BEGIN
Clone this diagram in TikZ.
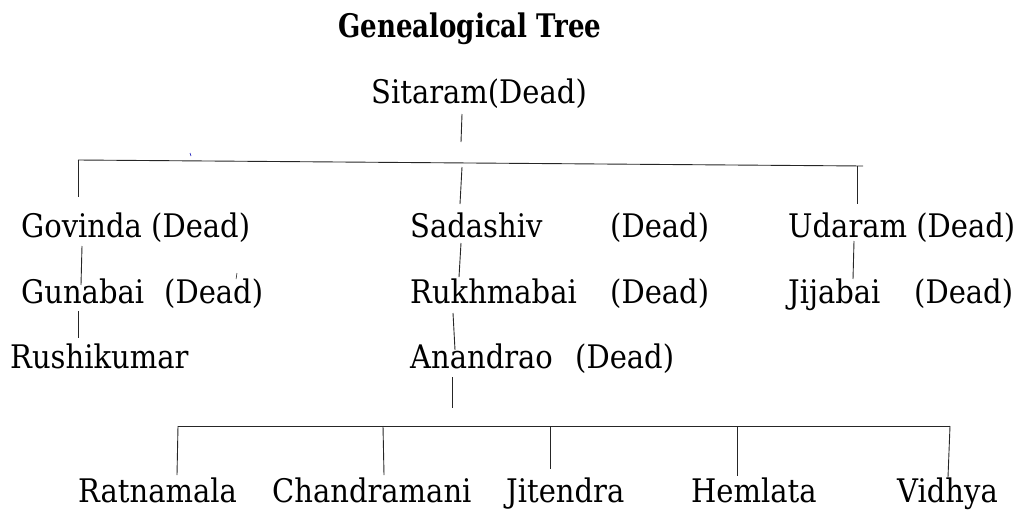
\documentclass[tikz,border=0pt]{standalone}
\usepackage{graphicx}
\usepackage{fontspec}
\setmainfont{DejaVu Serif}
\newcommand\vstr[1]{\scalebox{1}[1.12]{#1}}
\newcommand\tstr[1]{\scalebox{0.9}[1.12]{#1}}
\begin{document}
\begin{tikzpicture}[x=1pt,y=-1pt,
  lbl/.style={anchor=base west,inner sep=0pt,font=\fontsize{29}{32}\selectfont},
  ttl/.style={anchor=base west,inner sep=0pt,font=\bfseries\fontsize{29}{32}\selectfont},
  ln/.style={line width=0.9pt,black!85}]
\useasboundingbox (0,0) rectangle (1022,509);
\node[ttl] (title) at (338,37) {\tstr{Genealogical Tree}};
\node[lbl] (sitaram) at (371,103) {\vstr{Sitaram(Dead)}};
% row 2
\node[lbl] (govinda) at (21,237) {\vstr{Govinda (Dead)}};
\node[lbl] (sadashiv) at (410,237) {\vstr{Sadashiv}};
\node[lbl] (sadashivd) at (610,237) {\vstr{(Dead)}};
\node[lbl] (udaram) at (788,237) {\vstr{Udaram (Dead)}};
% row 3
\node[lbl] (gunabai) at (21,303) {\vstr{Gunabai}};
\node[lbl] (gunabaid) at (164,303) {\vstr{(Dead)}};
\node[lbl] (rukhmabai) at (410,303) {\vstr{Rukhmabai}};
\node[lbl] (rukhmabaid) at (610,303) {\vstr{(Dead)}};
\node[lbl] (jijabai) at (788,303) {\vstr{Jijabai}};
\node[lbl] (jijabaid) at (914,303) {\vstr{(Dead)}};
% row 4
\node[lbl] (rushikumar) at (10,368) {\vstr{Rushikumar}};
\node[lbl] (anandrao) at (410,368) {\vstr{Anandrao}};
\node[lbl] (anandraod) at (575,368) {\vstr{(Dead)}};
% bottom row
\node[lbl] (ratnamala) at (78,502) {\vstr{Ratnamala}};
\node[lbl] (chandramani) at (272,502) {\vstr{Chandramani}};
\node[lbl] (jitendra) at (506,502) {\vstr{Jitendra}};
\node[lbl] (hemlata) at (691,502) {\vstr{Hemlata}};
\node[lbl] (vidhya) at (897,502) {\vstr{Vidhya}};
% coordinates
\coordinate (s1) at (462,114); \coordinate (s2) at (461,142);
\coordinate (hl) at (78,160); \coordinate (hr) at (863,166);
\coordinate (g1) at (78,160); \coordinate (g2) at (78,197);
\coordinate (m1) at (462,167); \coordinate (m2) at (460,204);
\coordinate (u1) at (857,166); \coordinate (u2) at (857,204);
\coordinate (gg1) at (82,246); \coordinate (gg2) at (81,285);
\coordinate (gr1) at (78,311); \coordinate (gr2) at (78,338);
\coordinate (sr1) at (461,243); \coordinate (sr2) at (459,277);
\coordinate (ra1) at (453,313); \coordinate (ra2) at (455,350);
\coordinate (ab1) at (452,377); \coordinate (ab2) at (452,408);
\coordinate (uj1) at (854,241); \coordinate (uj2) at (853,279);
\coordinate (bl) at (178,426); \coordinate (br) at (950,426);
\coordinate (c1t) at (178,426); \coordinate (c1b) at (177,475);
\coordinate (c2t) at (383,426); \coordinate (c2b) at (384,475);
\coordinate (c3t) at (550,426); \coordinate (c3b) at (550,469);
\coordinate (c4t) at (737,426); \coordinate (c4b) at (737,476);
\coordinate (c5t) at (950,426); \coordinate (c5b) at (948,477);
\coordinate (t1) at (236,279); \coordinate (t2) at (237,273);
\coordinate (b1) at (190,153); \coordinate (b2) at (191,156);
\draw[ln] (s1) -- (s2);
\draw[ln] (hl) -- (hr);
\draw[ln] (g1) -- (g2);
\draw[ln] (m1) -- (m2);
\draw[ln] (u1) -- (u2);
\draw[ln] (gg1) -- (gg2);
\draw[ln] (gr1) -- (gr2);
\draw[ln] (sr1) -- (sr2);
\draw[ln] (ra1) -- (ra2);
\draw[ln] (ab1) -- (ab2);
\draw[ln] (uj1) -- (uj2);
\draw[ln] (bl) -- (br);
\draw[ln] (c1t) -- (c1b);
\draw[ln] (c2t) -- (c2b);
\draw[ln] (c3t) -- (c3b);
\draw[ln] (c4t) -- (c4b);
\draw[ln] (c5t) -- (c5b);
\draw[line width=0.5pt] (t1) -- (t2);
\draw[line width=0.6pt,blue!70!black] (b1) -- (b2);
\end{tikzpicture}
\end{document}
END
Your copy of the data above should match it exactly, except that pictures are left out.

▶ [WORKED ANSWER]
Clone this diagram in TikZ.
\documentclass[tikz,border=0pt]{standalone}
\usepackage{graphicx}
\usepackage{fontspec}
\setmainfont{DejaVu Serif}
\newcommand\vstr[1]{\scalebox{1}[1.12]{#1}}
\newcommand\tstr[1]{\scalebox{0.9}[1.12]{#1}}
\begin{document}
\begin{tikzpicture}[x=1pt,y=-1pt,
  lbl/.style={anchor=base west,inner sep=0pt,font=\fontsize{29}{32}\selectfont},
  ttl/.style={anchor=base west,inner sep=0pt,font=\bfseries\fontsize{29}{32}\selectfont},
  ln/.style={line width=0.9pt,black!85}]
\useasboundingbox (0,0) rectangle (1022,509);
\node[ttl] (title) at (338,37) {\tstr{Genealogical Tree}};
\node[lbl] (sitaram) at (371,103) {\vstr{Sitaram(Dead)}};
% row 2
\node[lbl] (govinda) at (21,237) {\vstr{Govinda (Dead)}};
\node[lbl] (sadashiv) at (410,237) {\vstr{Sadashiv}};
\node[lbl] (sadashivd) at (610,237) {\vstr{(Dead)}};
\node[lbl] (udaram) at (788,237) {\vstr{Udaram (Dead)}};
% row 3
\node[lbl] (gunabai) at (21,303) {\vstr{Gunabai}};
\node[lbl] (gunabaid) at (164,303) {\vstr{(Dead)}};
\node[lbl] (rukhmabai) at (410,303) {\vstr{Rukhmabai}};
\node[lbl] (rukhmabaid) at (610,303) {\vstr{(Dead)}};
\node[lbl] (jijabai) at (788,303) {\vstr{Jijabai}};
\node[lbl] (jijabaid) at (914,303) {\vstr{(Dead)}};
% row 4
\node[lbl] (rushikumar) at (10,368) {\vstr{Rushikumar}};
\node[lbl] (anandrao) at (410,368) {\vstr{Anandrao}};
\node[lbl] (anandraod) at (575,368) {\vstr{(Dead)}};
% bottom row
\node[lbl] (ratnamala) at (78,502) {\vstr{Ratnamala}};
\node[lbl] (chandramani) at (272,502) {\vstr{Chandramani}};
\node[lbl] (jitendra) at (506,502) {\vstr{Jitendra}};
\node[lbl] (hemlata) at (691,502) {\vstr{Hemlata}};
\node[lbl] (vidhya) at (897,502) {\vstr{Vidhya}};
% coordinates
\coordinate (s1) at (462,114); \coordinate (s2) at (461,142);
\coordinate (hl) at (78,160); \coordinate (hr) at (863,166);
\coordinate (g1) at (78,160); \coordinate (g2) at (78,197);
\coordinate (m1) at (462,167); \coordinate (m2) at (460,204);
\coordinate (u1) at (857,166); \coordinate (u2) at (857,204);
\coordinate (gg1) at (82,246); \coordinate (gg2) at (81,285);
\coordinate (gr1) at (78,311); \coordinate (gr2) at (78,338);
\coordinate (sr1) at (461,243); \coordinate (sr2) at (459,277);
\coordinate (ra1) at (453,313); \coordinate (ra2) at (455,350);
\coordinate (ab1) at (452,377); \coordinate (ab2) at (452,408);
\coordinate (uj1) at (854,241); \coordinate (uj2) at (853,279);
\coordinate (bl) at (178,426); \coordinate (br) at (950,426);
\coordinate (c1t) at (178,426); \coordinate (c1b) at (177,475);
\coordinate (c2t) at (383,426); \coordinate (c2b) at (384,475);
\coordinate (c3t) at (550,426); \coordinate (c3b) at (550,469);
\coordinate (c4t) at (737,426); \coordinate (c4b) at (737,476);
\coordinate (c5t) at (950,426); \coordinate (c5b) at (948,477);
\coordinate (t1) at (236,279); \coordinate (t2) at (237,273);
\coordinate (b1) at (190,153); \coordinate (b2) at (191,156);
\draw[ln] (s1) -- (s2);
\draw[ln] (hl) -- (hr);
\draw[ln] (g1) -- (g2);
\draw[ln] (m1) -- (m2);
\draw[ln] (u1) -- (u2);
\draw[ln] (gg1) -- (gg2);
\draw[ln] (gr1) -- (gr2);
\draw[ln] (sr1) -- (sr2);
\draw[ln] (ra1) -- (ra2);
\draw[ln] (ab1) -- (ab2);
\draw[ln] (uj1) -- (uj2);
\draw[ln] (bl) -- (br);
\draw[ln] (c1t) -- (c1b);
\draw[ln] (c2t) -- (c2b);
\draw[ln] (c3t) -- (c3b);
\draw[ln] (c4t) -- (c4b);
\draw[ln] (c5t) -- (c5b);
\draw[line width=0.5pt] (t1) -- (t2);
\draw[line width=0.6pt,blue!70!black] (b1) -- (b2);
\end{tikzpicture}
\end{document}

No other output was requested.